By Susanna Sigler, Library Assistant
Happy spring, Beehive readers! Taking a departure from my usual blog posts spotlighting WWII-focused materials, I wanted to focus on a fun item that’s been on my mind for a while now.
Over the summer, a researcher put in a request for a 19th-century book of typefaces. I took a peek at the book before the researcher examined it, and was delighted by its contents.
Called Rand & Avery’s Specimens, this book was published by Rand, Avery & Company, a book- and map-printing company in Boston in the mid- to late-19th century.
The book is exactly what a good business owner back then would have for their customers: a collection of specimens, or samples, of the different typefaces that the customers could order for their printing.
(Prior to writing this post, I did not know the difference between a typeface and a font. According to the Oxford Learner’s Dictionaries, a typeface is a set of letters, numbers, etc. of a particular design, for example Times New Roman, while a font is the particular size and style of a set of letters, for example Times New Roman italic, size 12).
What drew me to this book was not only the artistry of the typefaces themselves, but the sense of humor displayed in the sample text. You can guess just from the fake names the speciality of most of these businesses – “Jackplane & Broadaxe” (a carpentry firm), “Quadrant & Logline” (navigators), “Hopp & Ginger” (brewers), “Rains and Sunshine” (gardeners), and “Professor Lightheel” (a dancing instructor), to name a few.
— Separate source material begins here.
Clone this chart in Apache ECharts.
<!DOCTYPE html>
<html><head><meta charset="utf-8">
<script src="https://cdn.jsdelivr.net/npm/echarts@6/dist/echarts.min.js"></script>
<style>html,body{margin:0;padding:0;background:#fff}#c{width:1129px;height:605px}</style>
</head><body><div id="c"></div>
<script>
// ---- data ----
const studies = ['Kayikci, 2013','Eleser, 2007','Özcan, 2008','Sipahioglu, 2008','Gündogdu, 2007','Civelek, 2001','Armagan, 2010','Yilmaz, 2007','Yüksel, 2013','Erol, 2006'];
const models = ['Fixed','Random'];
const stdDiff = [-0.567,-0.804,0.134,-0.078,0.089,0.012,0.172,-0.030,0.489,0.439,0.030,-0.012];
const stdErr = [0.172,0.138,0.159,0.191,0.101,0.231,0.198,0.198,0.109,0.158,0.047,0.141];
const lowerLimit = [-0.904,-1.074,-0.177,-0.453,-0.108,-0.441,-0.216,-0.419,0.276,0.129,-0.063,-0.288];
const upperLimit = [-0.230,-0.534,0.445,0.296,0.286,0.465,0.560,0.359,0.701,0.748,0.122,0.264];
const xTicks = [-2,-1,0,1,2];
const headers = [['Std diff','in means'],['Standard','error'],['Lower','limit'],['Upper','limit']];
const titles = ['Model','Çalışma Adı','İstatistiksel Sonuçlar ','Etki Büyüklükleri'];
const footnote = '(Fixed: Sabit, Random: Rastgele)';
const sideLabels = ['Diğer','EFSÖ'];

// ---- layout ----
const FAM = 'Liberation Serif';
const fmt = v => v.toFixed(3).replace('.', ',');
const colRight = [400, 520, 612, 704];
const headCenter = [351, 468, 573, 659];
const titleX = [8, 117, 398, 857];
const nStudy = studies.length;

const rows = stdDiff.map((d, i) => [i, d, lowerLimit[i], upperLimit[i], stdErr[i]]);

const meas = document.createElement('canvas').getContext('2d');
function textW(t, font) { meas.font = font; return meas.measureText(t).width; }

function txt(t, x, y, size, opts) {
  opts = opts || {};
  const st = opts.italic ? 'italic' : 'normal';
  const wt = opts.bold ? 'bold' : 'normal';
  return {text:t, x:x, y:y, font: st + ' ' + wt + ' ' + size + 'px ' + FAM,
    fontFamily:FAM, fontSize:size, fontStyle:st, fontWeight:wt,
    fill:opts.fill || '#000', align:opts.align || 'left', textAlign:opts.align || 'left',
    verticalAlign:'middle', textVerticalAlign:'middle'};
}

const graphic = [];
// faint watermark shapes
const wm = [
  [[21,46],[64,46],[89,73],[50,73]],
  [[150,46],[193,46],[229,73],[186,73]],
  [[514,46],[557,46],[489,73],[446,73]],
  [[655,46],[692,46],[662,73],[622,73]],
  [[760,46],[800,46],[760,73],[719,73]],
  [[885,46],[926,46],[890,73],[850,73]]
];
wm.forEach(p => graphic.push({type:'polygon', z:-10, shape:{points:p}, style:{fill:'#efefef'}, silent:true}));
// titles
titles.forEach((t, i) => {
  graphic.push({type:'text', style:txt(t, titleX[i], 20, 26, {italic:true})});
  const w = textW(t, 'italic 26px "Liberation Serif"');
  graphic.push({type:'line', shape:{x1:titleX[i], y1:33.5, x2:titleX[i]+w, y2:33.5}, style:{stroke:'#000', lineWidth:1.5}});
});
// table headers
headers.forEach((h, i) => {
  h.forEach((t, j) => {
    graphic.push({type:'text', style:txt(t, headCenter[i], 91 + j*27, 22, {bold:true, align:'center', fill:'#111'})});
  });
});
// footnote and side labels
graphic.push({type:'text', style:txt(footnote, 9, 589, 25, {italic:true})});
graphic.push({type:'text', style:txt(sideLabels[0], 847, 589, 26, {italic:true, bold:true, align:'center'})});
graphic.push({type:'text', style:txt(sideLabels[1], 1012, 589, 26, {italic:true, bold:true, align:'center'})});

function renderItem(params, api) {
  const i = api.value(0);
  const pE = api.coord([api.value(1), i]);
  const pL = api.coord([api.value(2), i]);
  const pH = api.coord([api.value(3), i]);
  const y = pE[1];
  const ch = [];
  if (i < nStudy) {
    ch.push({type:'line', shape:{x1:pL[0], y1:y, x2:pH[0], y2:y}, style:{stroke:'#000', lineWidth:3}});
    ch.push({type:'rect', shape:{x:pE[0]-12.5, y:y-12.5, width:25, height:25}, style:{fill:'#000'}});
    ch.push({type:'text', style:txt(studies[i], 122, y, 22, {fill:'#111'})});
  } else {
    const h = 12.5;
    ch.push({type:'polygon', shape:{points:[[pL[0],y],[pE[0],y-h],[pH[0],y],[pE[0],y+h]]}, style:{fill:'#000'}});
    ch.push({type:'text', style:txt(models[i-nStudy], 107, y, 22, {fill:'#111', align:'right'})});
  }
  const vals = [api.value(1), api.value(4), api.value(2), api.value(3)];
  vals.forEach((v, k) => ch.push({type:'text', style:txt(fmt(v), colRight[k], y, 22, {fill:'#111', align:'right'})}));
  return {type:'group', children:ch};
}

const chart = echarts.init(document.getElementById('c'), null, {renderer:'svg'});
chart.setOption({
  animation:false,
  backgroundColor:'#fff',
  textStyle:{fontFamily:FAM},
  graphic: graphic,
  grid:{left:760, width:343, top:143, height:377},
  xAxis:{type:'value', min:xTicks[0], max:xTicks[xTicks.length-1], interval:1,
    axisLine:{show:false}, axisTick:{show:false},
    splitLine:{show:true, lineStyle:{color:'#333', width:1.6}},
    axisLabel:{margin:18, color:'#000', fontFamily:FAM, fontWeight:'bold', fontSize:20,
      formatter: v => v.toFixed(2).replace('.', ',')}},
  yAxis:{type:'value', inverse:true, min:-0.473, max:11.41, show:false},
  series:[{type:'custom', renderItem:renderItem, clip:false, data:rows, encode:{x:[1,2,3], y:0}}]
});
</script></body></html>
For some of the larger typefaces, there is less space to work with, and oftentimes the placeholder text is just nonsense phrases. Some veer into the poetic, while others often struck me as humorous (if you’re like me and find random words set in very large fonts amusing).
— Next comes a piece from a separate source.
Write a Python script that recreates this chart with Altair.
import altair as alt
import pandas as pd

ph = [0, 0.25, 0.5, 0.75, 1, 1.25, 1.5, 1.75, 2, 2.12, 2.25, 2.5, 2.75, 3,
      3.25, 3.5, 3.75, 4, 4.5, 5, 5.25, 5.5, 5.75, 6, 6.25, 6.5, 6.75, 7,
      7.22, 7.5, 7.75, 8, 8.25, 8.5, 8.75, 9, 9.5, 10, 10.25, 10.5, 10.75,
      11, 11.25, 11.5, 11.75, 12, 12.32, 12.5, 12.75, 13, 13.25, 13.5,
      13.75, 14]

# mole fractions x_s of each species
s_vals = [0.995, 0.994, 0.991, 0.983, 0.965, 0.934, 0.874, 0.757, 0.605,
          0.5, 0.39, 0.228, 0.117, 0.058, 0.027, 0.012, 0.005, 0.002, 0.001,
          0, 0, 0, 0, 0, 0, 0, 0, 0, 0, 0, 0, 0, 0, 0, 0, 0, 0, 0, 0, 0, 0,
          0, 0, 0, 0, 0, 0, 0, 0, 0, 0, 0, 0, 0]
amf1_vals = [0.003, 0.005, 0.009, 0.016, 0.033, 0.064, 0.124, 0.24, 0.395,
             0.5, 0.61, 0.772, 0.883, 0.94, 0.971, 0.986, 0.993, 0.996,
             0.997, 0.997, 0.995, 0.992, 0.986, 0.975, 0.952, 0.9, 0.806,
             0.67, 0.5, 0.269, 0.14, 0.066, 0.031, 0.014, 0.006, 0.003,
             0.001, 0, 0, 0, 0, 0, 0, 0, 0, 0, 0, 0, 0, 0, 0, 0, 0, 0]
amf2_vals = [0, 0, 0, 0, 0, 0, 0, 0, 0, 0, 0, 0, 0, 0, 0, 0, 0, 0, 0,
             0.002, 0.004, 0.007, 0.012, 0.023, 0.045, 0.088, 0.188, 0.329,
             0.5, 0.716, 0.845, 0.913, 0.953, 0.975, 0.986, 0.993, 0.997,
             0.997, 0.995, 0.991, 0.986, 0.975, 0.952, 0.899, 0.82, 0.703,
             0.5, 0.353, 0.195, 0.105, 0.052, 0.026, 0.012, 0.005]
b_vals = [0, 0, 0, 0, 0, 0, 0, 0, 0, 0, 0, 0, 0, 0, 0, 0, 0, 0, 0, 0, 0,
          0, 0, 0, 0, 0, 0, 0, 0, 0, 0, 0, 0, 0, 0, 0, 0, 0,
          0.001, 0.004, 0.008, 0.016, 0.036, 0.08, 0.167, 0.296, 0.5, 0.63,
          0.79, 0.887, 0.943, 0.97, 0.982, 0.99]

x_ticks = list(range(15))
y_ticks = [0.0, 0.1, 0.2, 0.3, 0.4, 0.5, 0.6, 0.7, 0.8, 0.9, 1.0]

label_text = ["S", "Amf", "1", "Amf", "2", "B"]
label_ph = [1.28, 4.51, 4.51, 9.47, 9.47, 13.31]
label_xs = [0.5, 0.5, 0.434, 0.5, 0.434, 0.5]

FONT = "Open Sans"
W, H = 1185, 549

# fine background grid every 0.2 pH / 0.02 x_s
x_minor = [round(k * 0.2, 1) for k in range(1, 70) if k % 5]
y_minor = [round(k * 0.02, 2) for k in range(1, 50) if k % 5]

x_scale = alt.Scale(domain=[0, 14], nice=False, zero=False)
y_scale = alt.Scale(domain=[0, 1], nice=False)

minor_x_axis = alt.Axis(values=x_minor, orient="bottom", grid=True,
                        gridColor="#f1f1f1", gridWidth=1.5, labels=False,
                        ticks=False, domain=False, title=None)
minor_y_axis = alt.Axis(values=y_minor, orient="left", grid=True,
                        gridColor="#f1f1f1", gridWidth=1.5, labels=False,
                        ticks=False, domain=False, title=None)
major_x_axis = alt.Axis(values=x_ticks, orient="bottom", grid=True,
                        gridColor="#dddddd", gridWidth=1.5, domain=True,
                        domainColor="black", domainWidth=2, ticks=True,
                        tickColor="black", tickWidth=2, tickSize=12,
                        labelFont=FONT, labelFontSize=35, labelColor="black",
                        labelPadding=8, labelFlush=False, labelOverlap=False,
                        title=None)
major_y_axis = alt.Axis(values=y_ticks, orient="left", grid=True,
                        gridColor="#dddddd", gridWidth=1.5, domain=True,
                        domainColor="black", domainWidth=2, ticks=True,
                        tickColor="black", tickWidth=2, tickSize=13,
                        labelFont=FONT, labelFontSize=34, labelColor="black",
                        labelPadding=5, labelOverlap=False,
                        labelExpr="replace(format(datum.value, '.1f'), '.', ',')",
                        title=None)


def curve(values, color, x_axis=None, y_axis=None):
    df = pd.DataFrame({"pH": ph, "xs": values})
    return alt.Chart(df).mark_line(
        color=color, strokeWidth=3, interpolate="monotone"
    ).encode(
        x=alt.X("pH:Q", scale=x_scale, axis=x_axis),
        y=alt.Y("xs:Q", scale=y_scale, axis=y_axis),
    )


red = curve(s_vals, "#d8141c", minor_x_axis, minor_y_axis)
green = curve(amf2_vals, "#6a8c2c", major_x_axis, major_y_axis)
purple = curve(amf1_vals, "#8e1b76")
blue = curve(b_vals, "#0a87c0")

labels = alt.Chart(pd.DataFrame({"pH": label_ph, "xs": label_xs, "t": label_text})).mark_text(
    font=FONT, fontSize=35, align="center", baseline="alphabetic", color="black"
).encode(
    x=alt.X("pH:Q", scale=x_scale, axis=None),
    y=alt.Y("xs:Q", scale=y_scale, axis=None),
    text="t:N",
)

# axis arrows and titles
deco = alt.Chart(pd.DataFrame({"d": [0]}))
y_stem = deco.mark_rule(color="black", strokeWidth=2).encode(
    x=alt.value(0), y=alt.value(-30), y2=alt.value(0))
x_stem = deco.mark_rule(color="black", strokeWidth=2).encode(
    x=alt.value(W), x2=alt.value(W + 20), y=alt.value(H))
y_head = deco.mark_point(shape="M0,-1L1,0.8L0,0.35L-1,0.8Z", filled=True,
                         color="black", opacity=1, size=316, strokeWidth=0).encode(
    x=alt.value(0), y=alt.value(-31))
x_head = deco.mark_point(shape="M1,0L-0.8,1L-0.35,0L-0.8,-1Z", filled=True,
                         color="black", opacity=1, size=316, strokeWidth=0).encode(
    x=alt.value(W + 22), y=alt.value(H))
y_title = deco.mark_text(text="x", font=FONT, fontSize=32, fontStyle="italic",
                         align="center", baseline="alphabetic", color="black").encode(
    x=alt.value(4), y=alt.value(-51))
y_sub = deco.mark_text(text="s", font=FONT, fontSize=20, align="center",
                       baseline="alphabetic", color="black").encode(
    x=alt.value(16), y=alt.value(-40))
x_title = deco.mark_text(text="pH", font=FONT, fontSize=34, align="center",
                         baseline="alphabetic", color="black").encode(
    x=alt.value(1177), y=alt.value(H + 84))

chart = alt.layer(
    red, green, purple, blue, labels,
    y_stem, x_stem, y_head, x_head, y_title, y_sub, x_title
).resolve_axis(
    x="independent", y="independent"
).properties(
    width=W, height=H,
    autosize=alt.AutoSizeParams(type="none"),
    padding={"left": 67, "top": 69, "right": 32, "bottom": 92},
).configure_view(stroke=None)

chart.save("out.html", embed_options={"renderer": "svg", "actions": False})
Aside from the textual content, the actual typefaces themselves are beautiful, ranging from simple and elegant to detailed and intricate. Some are ones that are still in use today, but many are not. Oftentimes the sample text will correspond to the qualities of the font itself–there’s a special typeface in the shape of snowballs, for example, and one proclaiming “tulip beds” that looks to be itself blooming.
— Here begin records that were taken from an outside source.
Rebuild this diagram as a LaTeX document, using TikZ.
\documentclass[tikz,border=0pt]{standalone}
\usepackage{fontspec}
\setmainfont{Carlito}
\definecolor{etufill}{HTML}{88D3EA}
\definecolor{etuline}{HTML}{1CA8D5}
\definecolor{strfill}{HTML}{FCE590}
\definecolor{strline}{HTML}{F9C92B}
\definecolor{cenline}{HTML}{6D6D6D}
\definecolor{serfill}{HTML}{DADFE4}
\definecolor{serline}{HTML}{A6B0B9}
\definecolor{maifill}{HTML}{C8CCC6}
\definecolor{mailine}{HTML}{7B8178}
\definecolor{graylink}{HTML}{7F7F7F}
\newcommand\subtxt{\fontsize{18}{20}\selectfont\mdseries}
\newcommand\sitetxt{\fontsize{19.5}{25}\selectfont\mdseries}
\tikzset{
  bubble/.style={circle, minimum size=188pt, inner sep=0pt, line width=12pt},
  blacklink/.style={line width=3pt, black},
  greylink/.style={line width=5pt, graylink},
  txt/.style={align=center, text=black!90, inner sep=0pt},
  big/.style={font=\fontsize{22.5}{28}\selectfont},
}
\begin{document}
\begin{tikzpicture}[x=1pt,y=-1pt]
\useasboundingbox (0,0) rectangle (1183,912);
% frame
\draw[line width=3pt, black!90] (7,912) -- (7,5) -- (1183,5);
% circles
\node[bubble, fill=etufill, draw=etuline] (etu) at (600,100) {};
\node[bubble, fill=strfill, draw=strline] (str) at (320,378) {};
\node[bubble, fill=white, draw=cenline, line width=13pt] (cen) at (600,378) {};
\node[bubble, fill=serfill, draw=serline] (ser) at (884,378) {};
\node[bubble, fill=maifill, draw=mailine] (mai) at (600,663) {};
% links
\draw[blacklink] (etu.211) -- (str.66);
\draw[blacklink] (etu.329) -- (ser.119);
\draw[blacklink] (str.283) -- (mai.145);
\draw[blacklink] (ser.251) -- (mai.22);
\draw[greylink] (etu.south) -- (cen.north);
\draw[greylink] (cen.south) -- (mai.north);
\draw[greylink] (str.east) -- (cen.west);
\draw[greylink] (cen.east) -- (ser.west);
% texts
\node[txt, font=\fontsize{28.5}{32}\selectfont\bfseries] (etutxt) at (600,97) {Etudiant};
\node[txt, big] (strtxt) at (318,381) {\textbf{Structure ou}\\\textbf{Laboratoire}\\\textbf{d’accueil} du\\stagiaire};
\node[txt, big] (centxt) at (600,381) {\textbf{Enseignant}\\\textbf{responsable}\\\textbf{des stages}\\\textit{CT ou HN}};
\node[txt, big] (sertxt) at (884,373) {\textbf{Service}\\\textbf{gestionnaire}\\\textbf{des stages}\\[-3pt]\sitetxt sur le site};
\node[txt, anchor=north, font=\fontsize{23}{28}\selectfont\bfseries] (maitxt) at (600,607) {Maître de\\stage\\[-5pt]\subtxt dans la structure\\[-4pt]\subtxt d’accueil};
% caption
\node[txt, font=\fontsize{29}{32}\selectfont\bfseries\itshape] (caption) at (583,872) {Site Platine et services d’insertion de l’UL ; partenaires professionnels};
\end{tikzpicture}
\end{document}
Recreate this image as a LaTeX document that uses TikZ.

In addition to the typefaces, there are also small drawn icons and other logos that can be incorporated into a customer’s design. My personal favorite is this one of Boston, with tiny ships.
I’m not a pessimist, or someone who thinks that creativity and beauty in graphic design is long gone, but styles in the mainstream nowadays all seem to have a similar corporate look. Minimalism has rendered interiors completely boring at best, and terrifying alien spaceship at worst. I think they could take a page from Rand & Avery, and try to have a little more fun.
The Geo. C. Rand & Avery typeface book can be viewed at the MHS. The MHS also holds additional materials on typefaces and printing specimens, found under the subjects “Type and type-founding” and “Printing – Specimens” in ABIGAIL.
“Font.” Oxford Learner’s Dictionaries. Accessed March 21, 2023. https://www.oxfordlearnersdictionaries.com/us/definition/english/font.
Rand & Avery, Rand & Avery’s Specimens (Boston: Geo. C. Rand & Avery, 1860).